In January in San Francisco, there’s a minimum wage increase and escalation that will continue throughout the year, so we have to account for that in our budget. [Editor’s note: the minimum wage was raised to $11.05 on January 1st and will reach $15 by 2018; read more here.] We’re making sure that we are providing good health care benefits and doing our job at the top level that keeps our next layer focused. If they are focused, they can take care of guests more effectively. We want to get away from looking at this business as a transient job and look at it more as an occupation. Providing benefits gives our staff more long-term security, making them more knowledgeable and effective.
These are effective tools that can help us manage, hone, and keep a workforce of people who are trained and motivated. Turnover is one of the key inefficiencies in this business.
Food & Beverages
Since we have a variety of restaurants, we’re working with vendor partners to find new cost savings by preferred purchasing, purchasing at scale, and other opportunities. We are asking vendors to come up with new solutions for reducing waste and packaging, which will help us on the front end and them on the back end.
We have to make sure we’re not reacting, but forecasting and looking down the line. Think about the great lime shortage of last year, when limes went from $28 a case to $130. We serve margaritas by the caseload! You’ve got to get ahead of that as early as you can. We looked at other products we could use, tried out a lemon blend, and found other ways to get us through so we didn’t have to return the cost to guests. At Lolinda, we’re always looking at meat prices and meat futures – when BBQ season heats up, different cuts become popular and prices go up.
When managing a budget, you have to keep your eye constantly on the horizon and account for these peaks and valleys.

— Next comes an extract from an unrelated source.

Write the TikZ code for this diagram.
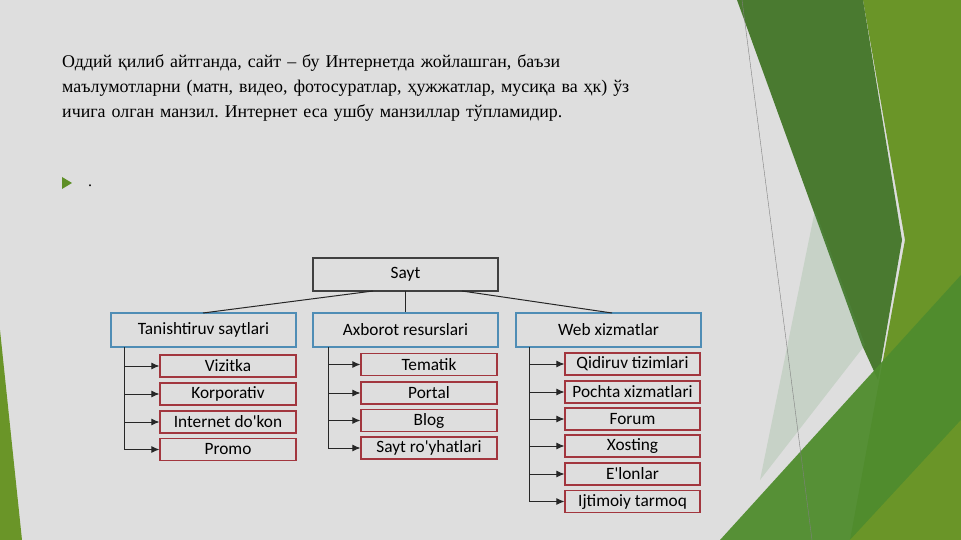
\documentclass[tikz,border=0pt]{standalone}
\usepackage{fontspec}
\usetikzlibrary{arrows.meta}
\setmainfont{Liberation Serif}
\newfontfamily\carlitofont{Carlito}
\begin{document}
\begin{tikzpicture}[x=1pt,y=-1pt,
  box/.style={draw=black!75,line width=1.1pt,fill=bggray,inner sep=0pt,font=\carlitofont\fontsize{17.3}{18}\selectfont},
  lvl/.style={box,draw=bluebd},
  leaf/.style={box,draw=redbd},
  conn/.style={draw=black!85,line width=1pt},
  arr/.style={conn,-{Latex[length=8pt,width=7pt]}}]
\definecolor{bggray}{HTML}{DEDEDE}
\definecolor{bluebd}{HTML}{4F8DB5}
\definecolor{redbd}{HTML}{A2363E}
\definecolor{gdark}{HTML}{4A7A30}
\definecolor{gmid}{HTML}{5E8F26}
\definecolor{glight}{HTML}{6A9528}
\definecolor{gbot}{HTML}{4F8C2E}
\useasboundingbox (0,0) rectangle (961,540);
\fill[bggray] (0,0) rectangle (961,540);
% decorations
\fill[glight] (863,0) -- (961,0) -- (961,540) -- (850,540) -- (905,240) -- cycle;
\fill[gdark] (737,0) -- (863,0) -- (902,240) -- (878,380) -- (862,345) -- cycle;
\fill[green!25!gray, opacity=0.18] (760,480) -- (815,210) -- (865,345) -- cycle;
\fill[gbot, opacity=0.95] (720,540) -- (961,275) -- (961,540) -- cycle;
\fill[glight] (850,540) -- (961,420) -- (961,540) -- cycle;
\draw[gray, line width=0.4pt] (742,0) -- (812,540);
\fill[glight] (0,330) -- (22,540) -- (0,540) -- cycle;
% text
\node[anchor=north west, align=left, inner sep=0pt, text width=600pt, font=\frenchspacing\fontsize{17.9}{25}\selectfont] (para) at (62,54)
 {Оддий қилиб айтганда, сайт – бу Интернетда жойлашган, баъзи\\ маълумотларни (матн, видео, фотосуратлар, ҳужжатлар, мусиқа ва ҳк) ўз\\ ичига олган манзил. Интернет еса ушбу манзиллар тўпламидир.};
\fill[gmid] (62,177) -- (72,183) -- (62,189) -- cycle;
\node[anchor=west, inner sep=0pt, font=\fontsize{16}{18}\selectfont] (dot) at (88,186) {.};
% diagram
\node[box, minimum width=185pt, minimum height=33pt] (sayt) at (405.5,274.5) {Sayt};
\node[lvl, minimum width=185pt, minimum height=34pt] (tan) at (203.5,330) {Tanishtiruv saytlari};
\node[lvl, minimum width=185pt, minimum height=34pt] (axb) at (405.5,330) {Axborot resurslari};
\node[lvl, minimum width=185pt, minimum height=34pt] (web) at (608.5,330) {Web xizmatlar};
\draw[conn] (373,291) -- (203,313);
\draw[conn] (405.5,291) -- (axb.north);
\draw[conn] (462,291) -- (612,313);
\foreach \n/\t/\y in {l1/Vizitka/366, l2/Korporativ/394, l3/Internet do'kon/422, l4/Promo/449.5}
  \node[leaf, minimum width=136pt, minimum height=22pt] (\n) at (228,\y) {\t};
\foreach \n/\t/\y in {m1/Tematik/364.5, m2/Portal/393, m3/Blog/420.5, m4/Sayt ro'yhatlari/448}
  \node[leaf, minimum width=136pt, minimum height=22pt] (\n) at (429,\y) {\t};
\foreach \n/\t/\y in {r1/Qidiruv tizimlari/364, r2/Pochta xizmatlari/392, r3/Forum/419, r4/Xosting/446, r5/E'lonlar/474, r6/Ijtimoiy tarmoq/501.5}
  \node[leaf, minimum width=135pt, minimum height=22pt] (\n) at (632.5,\y) {\t};
\coordinate (tl) at (124.5,347);
\coordinate (ml) at (328,347);
\coordinate (wl) at (529,347);
\draw[conn] (tl) -- (tl |- l4);
\draw[conn] (ml) -- (ml |- m4);
\draw[conn] (wl) -- (wl |- r6);
\foreach \n in {l1,l2,l3,l4} \draw[arr] (tl |- \n) -- (\n.west);
\foreach \n in {m1,m2,m3,m4} \draw[arr] (ml |- \n) -- (\n.west);
\foreach \n in {r1,r2,r3,r4,r5,r6} \draw[arr] (wl |- \n) -- (\n.west);
\end{tikzpicture}
\end{document}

If you’re reacting to a price increase, you’re already behind.
We try to keep all of our restaurants independent because they live in different neighborhoods, but we set goals as a company that will help each restaurant thrive in its own environment. Each one has an agenda in its neighborhood that requires a different focus.
Consider environmental changes that will impact your restaurant. Look at new businesses coming into your area – in Q1, Q2, Q3, and Q4 — and how they will impact your neighborhood and increase your volume. Then take your budget and ask, how do we envision growth in our sales in these different quarters? Pencil that in.
The Big Picture
Budget is a great tool to go back to and measure, but we don’t run our businesses based on budget. That’s a foundation piece, but what’s truly effective is being present and aware and knowing how your business is running. You can get lost in managing to a budget and burn energy trying to live up to it. If you’re running well and people are happy and you have good employee retention and good reviews, budget shouldn’t be limiting or confining.
If something happens economically, it can affect you detrimentally or positively. Budget is only effective for the time and space of when it was created. It’s important to keep revisiting it to stay on top of the systems, programs, personnel and product that keep your momentum steady.